* _Written problem_
Pictures excluded, return the lines below from the first through the line holding "1.23e-3, 0, 0]".

* _Data_
------------------------------------------------

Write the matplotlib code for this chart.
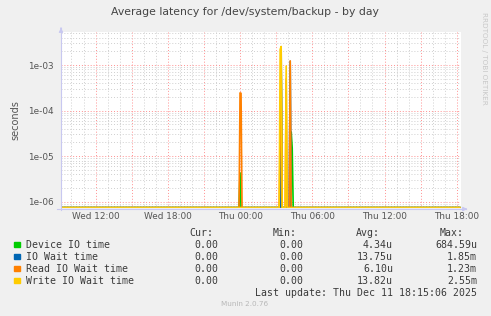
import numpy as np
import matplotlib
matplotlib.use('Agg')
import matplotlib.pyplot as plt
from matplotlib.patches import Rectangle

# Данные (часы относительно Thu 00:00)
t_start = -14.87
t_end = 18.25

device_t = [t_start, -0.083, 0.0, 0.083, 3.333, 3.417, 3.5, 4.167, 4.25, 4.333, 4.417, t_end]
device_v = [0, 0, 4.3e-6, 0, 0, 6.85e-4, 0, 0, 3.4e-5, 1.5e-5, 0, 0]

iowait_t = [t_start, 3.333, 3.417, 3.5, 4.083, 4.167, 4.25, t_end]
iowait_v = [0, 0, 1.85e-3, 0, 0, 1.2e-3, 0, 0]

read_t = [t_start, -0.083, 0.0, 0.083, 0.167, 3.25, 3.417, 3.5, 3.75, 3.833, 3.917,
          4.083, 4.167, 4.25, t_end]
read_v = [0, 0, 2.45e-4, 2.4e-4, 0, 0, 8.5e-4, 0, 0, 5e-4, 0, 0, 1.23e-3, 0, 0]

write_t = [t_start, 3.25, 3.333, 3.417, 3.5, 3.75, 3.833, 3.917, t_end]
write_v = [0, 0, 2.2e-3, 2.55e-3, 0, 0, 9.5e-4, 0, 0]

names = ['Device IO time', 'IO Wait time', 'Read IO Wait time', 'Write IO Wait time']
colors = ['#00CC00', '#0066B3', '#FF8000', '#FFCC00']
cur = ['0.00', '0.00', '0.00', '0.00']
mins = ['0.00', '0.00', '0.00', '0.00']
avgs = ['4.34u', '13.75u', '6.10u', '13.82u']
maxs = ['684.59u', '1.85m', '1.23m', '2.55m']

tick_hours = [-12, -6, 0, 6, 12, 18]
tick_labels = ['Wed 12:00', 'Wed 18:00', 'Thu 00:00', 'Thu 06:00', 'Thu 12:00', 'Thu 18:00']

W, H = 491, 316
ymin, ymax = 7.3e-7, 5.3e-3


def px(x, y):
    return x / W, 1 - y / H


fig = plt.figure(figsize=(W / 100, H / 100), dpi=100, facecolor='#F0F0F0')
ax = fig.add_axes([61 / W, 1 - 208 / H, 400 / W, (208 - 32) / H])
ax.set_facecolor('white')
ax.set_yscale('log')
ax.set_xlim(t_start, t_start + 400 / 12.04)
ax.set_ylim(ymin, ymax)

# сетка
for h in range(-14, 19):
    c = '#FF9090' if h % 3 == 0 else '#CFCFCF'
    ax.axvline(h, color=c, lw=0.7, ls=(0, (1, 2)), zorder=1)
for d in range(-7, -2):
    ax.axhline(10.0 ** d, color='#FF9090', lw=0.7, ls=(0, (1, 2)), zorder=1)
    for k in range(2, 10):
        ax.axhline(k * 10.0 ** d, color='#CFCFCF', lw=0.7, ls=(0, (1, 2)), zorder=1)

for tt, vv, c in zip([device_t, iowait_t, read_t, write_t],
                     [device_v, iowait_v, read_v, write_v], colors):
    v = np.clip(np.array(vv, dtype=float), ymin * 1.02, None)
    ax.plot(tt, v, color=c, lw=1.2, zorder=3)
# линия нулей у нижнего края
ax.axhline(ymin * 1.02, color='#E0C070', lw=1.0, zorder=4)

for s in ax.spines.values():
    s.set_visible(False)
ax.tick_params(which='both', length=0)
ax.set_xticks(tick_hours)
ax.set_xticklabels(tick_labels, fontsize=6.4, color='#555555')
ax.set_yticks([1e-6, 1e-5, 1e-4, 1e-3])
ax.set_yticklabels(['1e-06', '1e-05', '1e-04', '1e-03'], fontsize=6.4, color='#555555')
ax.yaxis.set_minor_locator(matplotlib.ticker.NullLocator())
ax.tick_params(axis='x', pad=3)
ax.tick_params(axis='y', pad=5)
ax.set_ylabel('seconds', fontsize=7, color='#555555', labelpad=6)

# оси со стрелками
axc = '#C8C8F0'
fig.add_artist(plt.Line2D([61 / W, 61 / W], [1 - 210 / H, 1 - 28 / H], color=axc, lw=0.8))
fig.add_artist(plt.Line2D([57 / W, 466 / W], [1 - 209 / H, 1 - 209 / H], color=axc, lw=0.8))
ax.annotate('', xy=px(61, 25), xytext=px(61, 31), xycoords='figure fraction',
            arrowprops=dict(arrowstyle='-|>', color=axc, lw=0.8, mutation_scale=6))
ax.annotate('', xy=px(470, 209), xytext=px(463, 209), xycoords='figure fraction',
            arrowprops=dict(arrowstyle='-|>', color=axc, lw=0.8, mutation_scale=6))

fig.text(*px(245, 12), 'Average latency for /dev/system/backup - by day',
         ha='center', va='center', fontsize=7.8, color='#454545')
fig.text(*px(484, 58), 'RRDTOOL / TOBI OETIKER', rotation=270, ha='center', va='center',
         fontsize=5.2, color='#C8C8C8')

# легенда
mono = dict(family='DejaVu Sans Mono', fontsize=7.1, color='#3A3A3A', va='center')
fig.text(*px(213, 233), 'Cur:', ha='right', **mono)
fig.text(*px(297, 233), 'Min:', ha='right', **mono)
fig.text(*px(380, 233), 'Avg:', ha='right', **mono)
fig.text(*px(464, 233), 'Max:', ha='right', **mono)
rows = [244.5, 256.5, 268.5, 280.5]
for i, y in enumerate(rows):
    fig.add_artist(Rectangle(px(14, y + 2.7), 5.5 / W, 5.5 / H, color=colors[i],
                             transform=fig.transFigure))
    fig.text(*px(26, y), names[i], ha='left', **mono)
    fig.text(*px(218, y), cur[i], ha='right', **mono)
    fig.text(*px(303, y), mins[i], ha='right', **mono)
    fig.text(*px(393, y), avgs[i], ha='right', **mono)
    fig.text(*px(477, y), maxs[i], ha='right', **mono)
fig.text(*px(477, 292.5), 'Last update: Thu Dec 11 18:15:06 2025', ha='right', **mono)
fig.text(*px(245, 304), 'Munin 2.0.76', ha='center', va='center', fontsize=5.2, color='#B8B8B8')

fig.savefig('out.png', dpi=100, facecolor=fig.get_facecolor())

------------------------------------------------

* _Reply_
Write the matplotlib code for this chart.
import numpy as np
import matplotlib
matplotlib.use('Agg')
import matplotlib.pyplot as plt
from matplotlib.patches import Rectangle

# Данные (часы относительно Thu 00:00)
t_start = -14.87
t_end = 18.25

device_t = [t_start, -0.083, 0.0, 0.083, 3.333, 3.417, 3.5, 4.167, 4.25, 4.333, 4.417, t_end]
device_v = [0, 0, 4.3e-6, 0, 0, 6.85e-4, 0, 0, 3.4e-5, 1.5e-5, 0, 0]

iowait_t = [t_start, 3.333, 3.417, 3.5, 4.083, 4.167, 4.25, t_end]
iowait_v = [0, 0, 1.85e-3, 0, 0, 1.2e-3, 0, 0]

read_t = [t_start, -0.083, 0.0, 0.083, 0.167, 3.25, 3.417, 3.5, 3.75, 3.833, 3.917,
          4.083, 4.167, 4.25, t_end]
read_v = [0, 0, 2.45e-4, 2.4e-4, 0, 0, 8.5e-4, 0, 0, 5e-4, 0, 0, 1.23e-3, 0, 0]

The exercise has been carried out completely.